The U.S. Forest Service is finalizing its own amendments to eight forest plans dealing with sage grouse conservation in the West. The public comment period for those proposed amendments closes on January 3, 2019.
Where can we go to comment on the USFS amended plan?
Good question, Hunter. Comment here: https://www.fs.usda.gov/detail/r4/home/?cid=stelprd3843381
We can clearly see where Zinke’s loyalty is and it is not with the Interior Department or the public lands of our country. Each move he makes removes more and more of our (all Americans) public lands from our hands and further destroys habitat.
When sound science takes the backseat to politics, wildlife, fish, sportsmen will lose. Vote wisely.

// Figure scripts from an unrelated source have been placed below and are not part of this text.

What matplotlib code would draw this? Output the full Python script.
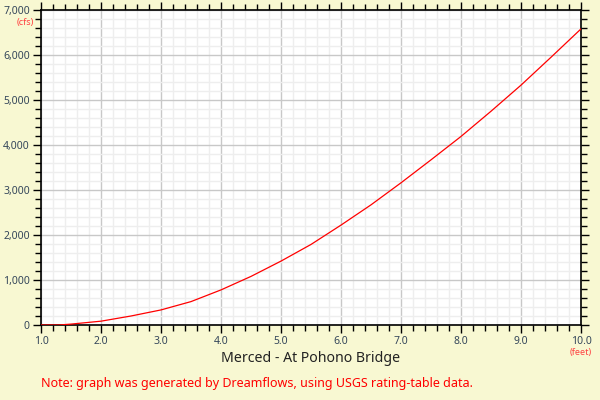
import matplotlib
matplotlib.use('Agg')
import matplotlib.pyplot as plt
from matplotlib.ticker import MultipleLocator, FuncFormatter

# Rating table: stage (feet) vs discharge (cfs)
stage = [1.0, 1.3, 1.5, 2.0, 2.5, 3.0, 3.5, 4.0, 4.5, 5.0, 5.5, 6.0,
         6.5, 7.0, 7.5, 8.0, 8.5, 9.0, 9.5, 10.0]
flow = [0, 0, 20, 85, 200, 335, 520, 780, 1080, 1420, 1790, 2220,
        2670, 3160, 3670, 4190, 4750, 5330, 5950, 6580]

title = 'Merced - At Pohono Bridge'
note = 'Note: graph was generated by Dreamflows, using USGS rating-table data.'

bg = '#f8f8d2'
label_col = '#34465a'

plt.rcParams['font.family'] = ['Noto Sans', 'DejaVu Sans']

fig = plt.figure(figsize=(6, 4), dpi=100, facecolor=bg)
ax = fig.add_axes([41/600, 75/400, 540/600, 315/400])
ax.set_facecolor('white')

ax.plot(stage, flow, color='red', linewidth=0.9, zorder=3)

ax.set_xlim(1.0, 10.0)
ax.set_ylim(0, 7000)
ax.xaxis.set_major_locator(MultipleLocator(1.0))
ax.xaxis.set_minor_locator(MultipleLocator(0.2))
ax.yaxis.set_major_locator(MultipleLocator(1000))
ax.yaxis.set_minor_locator(MultipleLocator(200))
ax.xaxis.set_major_formatter(FuncFormatter(lambda v, p: f'{v:.1f}'))
ax.yaxis.set_major_formatter(FuncFormatter(lambda v, p: f'{int(v):,}'))

# light minor grid, grey major grid
ax.grid(which='minor', color='#eeeeee', linewidth=1.0, zorder=0)
ax.grid(which='major', color='#c8c8c8', linewidth=1.0, zorder=1)
ax.set_axisbelow(True)

for s in ax.spines.values():
    s.set_color('black')
    s.set_linewidth(1.2)

ax.tick_params(which='both', direction='out', color='black', width=1.0,
               top=True, right=True, labelsize=7.5, labelcolor=label_col)
ax.tick_params(which='major', length=6)
ax.tick_params(which='minor', length=4)
ax.tick_params(axis='x', pad=2)
ax.tick_params(axis='y', pad=2)

# unit labels
fig.text(34/600, 1 - 22/400, '(cfs)', color='#ff4040', fontsize=6.5,
         ha='right', va='center')
fig.text(581/600, 1 - 353/400, '(feet)', color='#ff4040', fontsize=6.5,
         ha='center', va='center')
fig.text(311/600, 1 - 358/400, title, color='#222222', fontsize=10.2,
         ha='center', va='center')
fig.text(41/600, 1 - 383/400, note, color='red', fontsize=9,
         ha='left', va='center')

fig.savefig('out.png', dpi=100, facecolor=bg)
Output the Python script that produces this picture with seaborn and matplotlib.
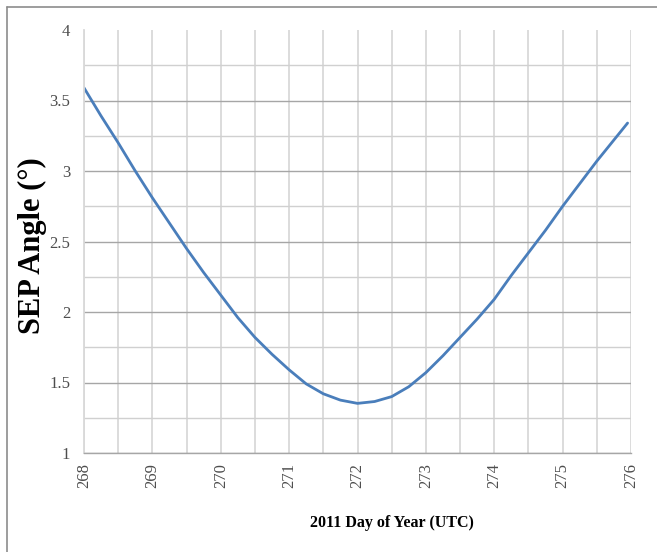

I have just changed my adult lifetime affiliation with the Republican Party . I am tired of the short term gain attitude that my old party shares. I now 60 , an avid outdoorsman, hunter and fisherman Am very concerned with what my grandchildren will inherit in the way of quality , productive public lands and all that they offer and contribute to our society .
It appears that the government now favors killing everything that doesn’t make money for them with no consideration for the future. Kill off all as long as business improves. I believe it ultimately will destroy our country. How about improving our educational system, roads,training for out of work people, training for jobs that are open, multiple others. Why have they decided to just ignore science when science help build our country????
Secretary Zinke please do all you can to help the sage grouse and keep all are public lands public. Thank you.
I have lived in Wyoming for over 50 years. Hunting, fishing and the outdoors are my families passion. i have watched the wildlife habitat being developed and the wildlife populations greatly diminish. We need to find ways to save the habitat and curtail the development.
Oil and gas leasing should NEVER be allowed in wildlife habitat!!!!!!
As a outdoorsman I have seen first hand how the natural environment is being negatively impacted by human infringement. We need to act now in order to aggressively protect and preserve the other species that live and depend on this rather fragile environment BEFORE it is too late. Humans are a creative species and we need to find other avenues that will not destroy critical habitat.
Zinke must be removed, he is putting wildlife in serious danger, also removing OUR public lands .
1 Set of rules to cover all, States, Forest Service, BLM, and the Interior Department. Zinke your fired !!